Although you should be able to use ExtractText to match the first two lines (ignoring the first one and matching everything but the # in the second), due to the large number of columns it would be cumbersome to write a regular expression to match the column names. If you had the column names (perhaps extracted into attributes), you could use SplitText to split each row into individual flow files. Then another ExtractText could be used (with the same regex I imagine) to get the values into attributes, then a ReplaceText to build the above JSON file.
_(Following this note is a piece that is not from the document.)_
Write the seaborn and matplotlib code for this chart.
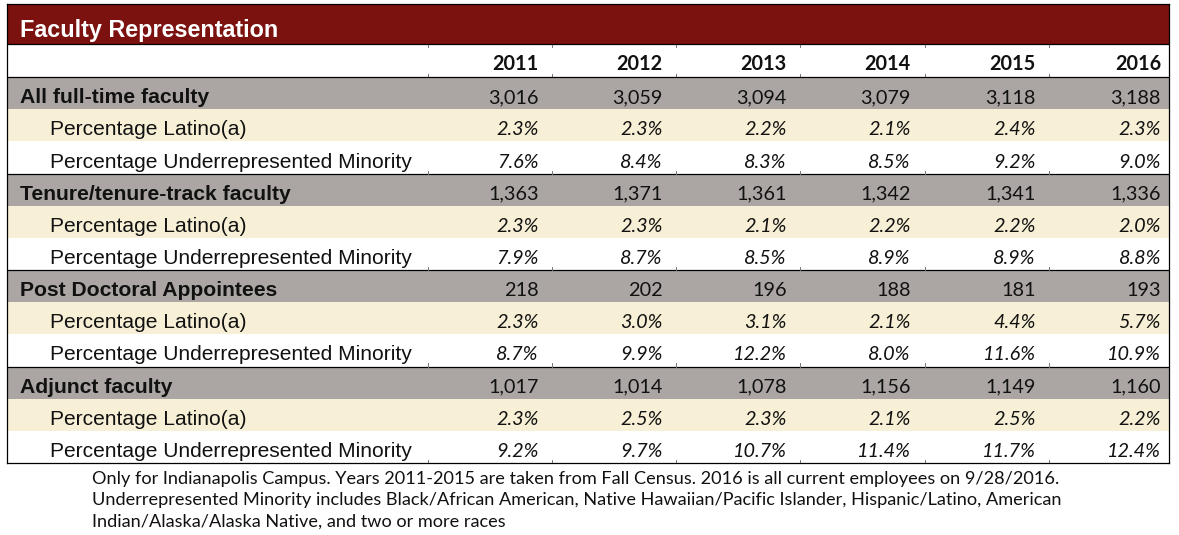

Alternatively you could use ExecuteScript to write custom logic to skip the first line, split the second by tabs into column names, then for each remaining line you can output a flow file in the above JSON format. Then you can use PutMongo to send the document to your MongoDB instance.

In upcoming NiFi/HDF releases, you will be able to do arbitrary conversions between formats, such as CSV/TSV to JSON for example. This should alleviate the need for custom code to parse large numbers of columns/values.